Written task.
Pull every line containing "chart" out of the material below.

Source material.
--------------------------------------------------

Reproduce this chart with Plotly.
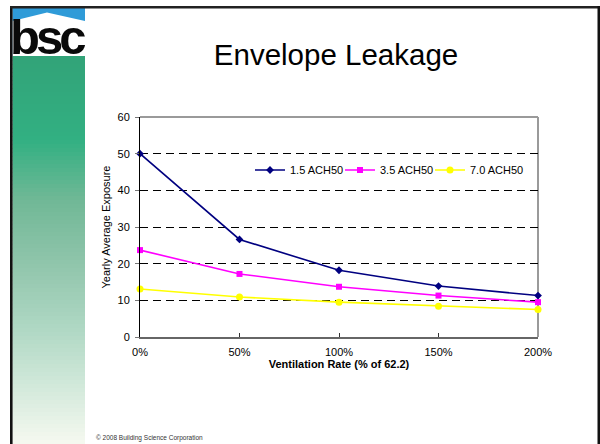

--------------------------------------------------

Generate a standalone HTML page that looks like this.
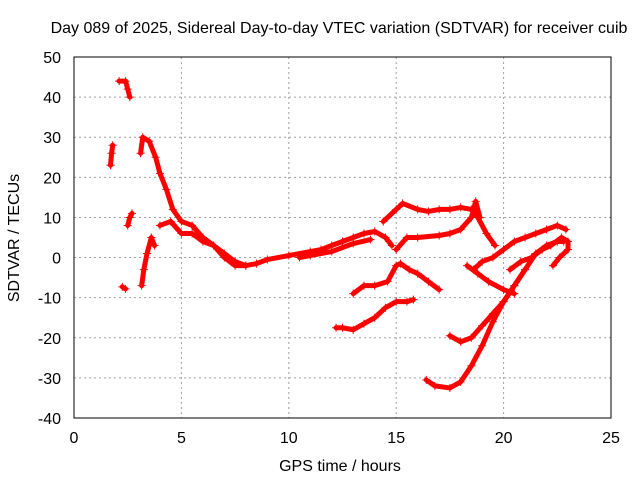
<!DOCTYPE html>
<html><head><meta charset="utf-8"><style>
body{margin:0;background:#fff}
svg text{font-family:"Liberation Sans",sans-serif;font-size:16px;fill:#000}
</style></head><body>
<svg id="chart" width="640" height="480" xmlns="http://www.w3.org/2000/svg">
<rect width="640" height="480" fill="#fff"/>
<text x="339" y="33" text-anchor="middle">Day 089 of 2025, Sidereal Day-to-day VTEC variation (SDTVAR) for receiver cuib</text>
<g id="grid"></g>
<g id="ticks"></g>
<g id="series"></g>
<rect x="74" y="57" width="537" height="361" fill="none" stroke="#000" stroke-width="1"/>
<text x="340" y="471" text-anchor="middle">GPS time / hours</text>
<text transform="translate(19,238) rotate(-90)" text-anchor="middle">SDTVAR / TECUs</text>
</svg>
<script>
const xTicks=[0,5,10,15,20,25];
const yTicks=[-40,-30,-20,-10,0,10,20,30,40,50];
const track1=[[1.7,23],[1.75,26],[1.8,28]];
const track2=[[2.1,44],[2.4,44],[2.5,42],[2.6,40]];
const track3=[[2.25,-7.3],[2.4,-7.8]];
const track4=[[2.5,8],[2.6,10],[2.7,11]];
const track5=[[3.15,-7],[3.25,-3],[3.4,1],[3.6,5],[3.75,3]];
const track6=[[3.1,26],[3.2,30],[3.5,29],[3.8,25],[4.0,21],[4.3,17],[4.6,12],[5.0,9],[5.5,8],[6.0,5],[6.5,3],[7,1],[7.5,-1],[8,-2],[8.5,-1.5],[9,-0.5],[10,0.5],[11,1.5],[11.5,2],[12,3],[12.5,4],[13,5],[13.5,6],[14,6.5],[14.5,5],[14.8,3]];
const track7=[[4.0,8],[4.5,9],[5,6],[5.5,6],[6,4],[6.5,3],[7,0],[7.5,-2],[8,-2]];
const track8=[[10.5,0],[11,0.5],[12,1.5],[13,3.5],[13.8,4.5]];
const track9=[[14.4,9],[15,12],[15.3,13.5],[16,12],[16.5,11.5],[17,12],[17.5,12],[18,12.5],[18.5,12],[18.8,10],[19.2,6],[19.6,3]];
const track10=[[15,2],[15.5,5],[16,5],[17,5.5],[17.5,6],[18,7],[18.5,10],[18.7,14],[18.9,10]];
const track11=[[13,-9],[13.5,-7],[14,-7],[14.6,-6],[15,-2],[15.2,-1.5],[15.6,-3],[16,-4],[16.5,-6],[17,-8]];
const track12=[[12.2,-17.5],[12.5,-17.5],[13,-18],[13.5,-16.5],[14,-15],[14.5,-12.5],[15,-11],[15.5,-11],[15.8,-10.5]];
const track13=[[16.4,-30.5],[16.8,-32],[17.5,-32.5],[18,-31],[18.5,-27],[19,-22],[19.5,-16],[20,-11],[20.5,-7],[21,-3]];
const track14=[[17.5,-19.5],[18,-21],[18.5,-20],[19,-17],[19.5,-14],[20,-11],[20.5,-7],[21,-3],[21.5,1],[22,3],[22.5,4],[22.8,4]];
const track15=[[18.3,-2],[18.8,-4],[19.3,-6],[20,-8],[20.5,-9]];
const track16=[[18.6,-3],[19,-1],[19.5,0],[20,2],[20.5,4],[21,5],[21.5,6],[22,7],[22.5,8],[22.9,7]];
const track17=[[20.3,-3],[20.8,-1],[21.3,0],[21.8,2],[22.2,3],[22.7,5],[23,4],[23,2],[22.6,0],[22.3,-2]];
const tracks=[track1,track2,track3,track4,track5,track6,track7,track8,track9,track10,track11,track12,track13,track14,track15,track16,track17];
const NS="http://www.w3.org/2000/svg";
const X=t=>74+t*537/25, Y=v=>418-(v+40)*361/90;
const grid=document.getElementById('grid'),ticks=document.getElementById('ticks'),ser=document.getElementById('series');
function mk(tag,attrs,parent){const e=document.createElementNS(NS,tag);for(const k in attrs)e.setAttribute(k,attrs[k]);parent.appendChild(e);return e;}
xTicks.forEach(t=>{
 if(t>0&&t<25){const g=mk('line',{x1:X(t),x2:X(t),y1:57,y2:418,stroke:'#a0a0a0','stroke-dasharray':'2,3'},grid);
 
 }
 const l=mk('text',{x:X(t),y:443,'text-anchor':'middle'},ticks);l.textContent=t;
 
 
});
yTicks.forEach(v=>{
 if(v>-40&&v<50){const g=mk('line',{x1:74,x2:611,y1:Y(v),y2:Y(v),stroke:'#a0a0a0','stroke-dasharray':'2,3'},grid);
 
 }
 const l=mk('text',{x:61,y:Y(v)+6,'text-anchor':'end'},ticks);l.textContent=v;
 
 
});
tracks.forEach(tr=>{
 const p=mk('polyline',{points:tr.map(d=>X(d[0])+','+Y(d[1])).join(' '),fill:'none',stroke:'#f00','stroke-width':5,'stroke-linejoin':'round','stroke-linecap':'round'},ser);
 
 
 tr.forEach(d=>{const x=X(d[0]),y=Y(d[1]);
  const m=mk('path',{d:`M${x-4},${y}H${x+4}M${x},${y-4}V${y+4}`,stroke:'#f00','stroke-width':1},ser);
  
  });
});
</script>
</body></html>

--------------------------------------------------

Correct output.
Reproduce this chart with Plotly.
<svg id="chart" width="640" height="480" xmlns="http://www.w3.org/2000/svg">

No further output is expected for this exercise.